TALLINN, Estonia — A lawyer for imprisoned Russian opposition politician Vladimir Kara-Murza found his health was ''relatively stable'' after visiting him in a prison hospital where he had been held incommunicado for several days, the dissident's legal team said Wednesday.
Kara-Murza, a 42-year-old dual Russian-U.K. citizen, is serving a 25-year prison sentence on treason charges that he has rejected as politically motivated. The charges against him stemmed from public remarks that were harshly critical of the Kremlin. His arrest in April 2022, weeks after Russia invaded Ukraine, came as authorities ratcheted up their crackdown on dissent to levels unseen since Soviet times.
His lawyers tried to visit him last Thursday in Penal Colony No. 6 in the Siberian city of Omsk, where he was serving time, but they were told that he had been transferred to a prison hospital for an unspecified ''examination," according to his wife Evgenia and lawyer Vadim Prokhorov. For several days after that, they were denied access to the politician over ''bogus excuses'' from hospital staff since then, Prokhorov said in an online statement Tuesday.

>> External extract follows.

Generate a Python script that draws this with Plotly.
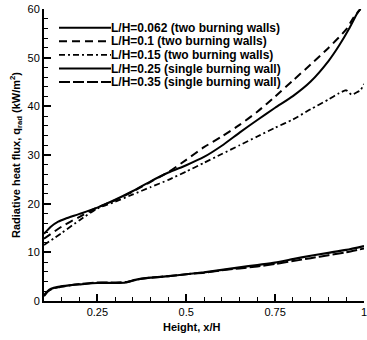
import plotly.graph_objects as go

# ---------------- data ----------------
names = [
    "L/H=0.062 (two burning walls)",
    "L/H=0.1 (two burning walls)",
    "L/H=0.15 (two burning walls)",
    "L/H=0.25 (single burning wall)",
    "L/H=0.35 (single burning wall)",
]

x_062 = [0.1, 0.12, 0.14, 0.16, 0.2, 0.25, 0.3, 0.35, 0.4, 0.45, 0.5, 0.55, 0.6, 0.65, 0.7, 0.75, 0.8, 0.85, 0.9, 0.93, 0.96, 0.98, 0.99]
y_062 = [13.8, 15.3, 16.3, 16.9, 17.9, 19.2, 20.8, 22.6, 24.6, 26.4, 27.9, 29.6, 31.9, 34.6, 37.2, 39.7, 42.1, 45.1, 49.3, 52.5, 56.2, 59.0, 60.0]

x_01 = [0.1, 0.15, 0.2, 0.25, 0.3, 0.35, 0.4, 0.45, 0.5, 0.55, 0.6, 0.65, 0.7, 0.75, 0.8, 0.85, 0.9, 0.95, 0.97, 0.99]
y_01 = [12.8, 15.3, 17.3, 19.2, 20.7, 22.5, 24.5, 26.5, 29.0, 31.6, 33.8, 36.2, 38.9, 42.0, 45.3, 48.6, 52.0, 55.8, 58.2, 60.0]

x_015 = [0.1, 0.15, 0.2, 0.25, 0.3, 0.35, 0.4, 0.45, 0.5, 0.55, 0.6, 0.65, 0.7, 0.75, 0.8, 0.85, 0.9, 0.93, 0.95, 0.965, 0.98, 0.99, 1.0]
y_015 = [11.5, 14.0, 16.6, 19.0, 20.4, 21.9, 23.4, 24.9, 26.6, 28.4, 30.2, 32.0, 33.8, 35.6, 37.3, 39.4, 41.4, 42.7, 43.3, 42.4, 42.9, 43.3, 44.6]

x_low = [0.1, 0.11, 0.12, 0.14, 0.17, 0.2, 0.25, 0.3, 0.33, 0.36, 0.4, 0.45, 0.5, 0.55, 0.6, 0.65, 0.7, 0.75, 0.8, 0.85, 0.9, 0.95, 1.0]
y_025 = [1.2, 2.0, 2.5, 2.9, 3.2, 3.4, 3.7, 3.7, 3.8, 4.4, 4.8, 5.1, 5.5, 5.9, 6.4, 6.9, 7.4, 7.9, 8.6, 9.3, 9.9, 10.5, 11.3]
y_035 = [1.0, 1.9, 2.4, 2.8, 3.2, 3.5, 3.8, 3.8, 3.9, 4.4, 4.8, 5.1, 5.5, 5.8, 6.3, 6.7, 7.1, 7.6, 8.2, 8.8, 9.4, 10.0, 10.8]

x_tickvals = [0.25, 0.5, 0.75, 1]
x_ticktext = ["0.25", "0.5", "0.75", "1"]
y_tickvals = [0, 10, 20, 30, 40, 50, 60]

x_title = "Height, x/H"
y_title = "Radiative heat flux, q<sub>rad</sub> (kW/m<sup>2</sup>)"

series = [
    (x_062, y_062),
    (x_01, y_01),
    (x_015, y_015),
    (x_low, y_025),
    (x_low, y_035),
]
dashes = ["solid", "8px,5px", "6px,3px,2px,3px", "solid", "11px,3px"]
widths = [2, 2, 1.8, 2.2, 2]

FONT = "Liberation Sans, Arial"
PW = 320  # plot width in px (367 - 44 - 3)

fig = go.Figure()
for (xs, ys), nm, d, w in zip(series, names, dashes, widths):
    fig.add_trace(go.Scatter(x=xs, y=ys, mode="lines", name=nm,
                             line=dict(color="black", width=w, dash=d, shape="spline", smoothing=0.6),
                             showlegend=False))

# manual compact legend
L0, L1 = (59 - 44) / PW, (111 - 44) / PW
for i, (nm, d, w) in enumerate(zip(names, dashes, widths)):
    yy = (301 - (27.7 + 13.6 * i)) / 292
    fig.add_shape(type="line", xref="paper", yref="paper", x0=L0, x1=L1, y0=yy, y1=yy,
                  line=dict(color="black", width=w, dash=d))
    fig.add_annotation(xref="paper", yref="paper", x=L1, y=yy, text="<b>" + nm + "</b>",
                       showarrow=False, xanchor="left", yanchor="middle", xshift=-2,
                       font=dict(family=FONT, size=12, color="black"))

# x axis title (slightly left of the plot centre, as in the reference)
fig.add_annotation(xref="paper", yref="paper", x=(192 - 44) / PW, y=0, yshift=-26,
                   text="<b>" + x_title + "</b>", showarrow=False,
                   xanchor="center", yanchor="middle",
                   font=dict(family=FONT, size=11, color="black"))

axis_common = dict(showline=True, linewidth=2, linecolor="black", ticks="inside",
                   ticklen=7, tickwidth=1.5, tickcolor="black", showgrid=False, zeroline=False,
                   mirror=False, ticklabeloverflow="allow",
                   tickfont=dict(family=FONT, size=11, color="black"))

fig.update_xaxes(range=[0.1, 1], tickvals=x_tickvals, ticktext=x_ticktext,
                 minor=dict(ticks="inside", ticklen=4, tickwidth=1, tickcolor="black", dtick=0.05, tick0=0),
                 **axis_common)
fig.update_yaxes(range=[0, 60], tickvals=y_tickvals,
                 minor=dict(ticks="inside", ticklen=4, tickwidth=1, tickcolor="black", dtick=2, tick0=0),
                 title=dict(text="<b>" + y_title + "</b>", standoff=5,
                            font=dict(family=FONT, size=11, color="black")),
                 **axis_common)

fig.update_layout(width=367, height=340, margin=dict(l=44, r=3, t=9, b=39, autoexpand=False),
                  plot_bgcolor="white", paper_bgcolor="white")

fig.write_html("out.html")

On Wednesday, one of Kara-Murza's lawyers was finally able to visit him, Prokhorov said in a new statement. His health is currently relatively stable, the attorney said, adding that the exact reasons for the examination at the hospital are being clarified. Prokhorov didn't offer any other details.
Evgenia Kara-Murza said on X that her husband was ''alive and as well as can be expected.''
Kara-Murza's wife and lawyers have repeatedly sounded the alarm about his health deteriorating in prison. In 2015 and 2017, Kara-Murza suffered two near-fatal poisonings and developed polyneuropathy, a condition that deadens the feeling in his limbs.
Prokhorov stressed in his statement Wednesday that polyneuropathy is a serious chronic disease that prevents Kara-Murza from serving time in a correctional facility.
British and U.S. officials on Wednesday reiterated calls for Kara-Murza's immediate release, and expressed concern that his lawyers were denied access to him.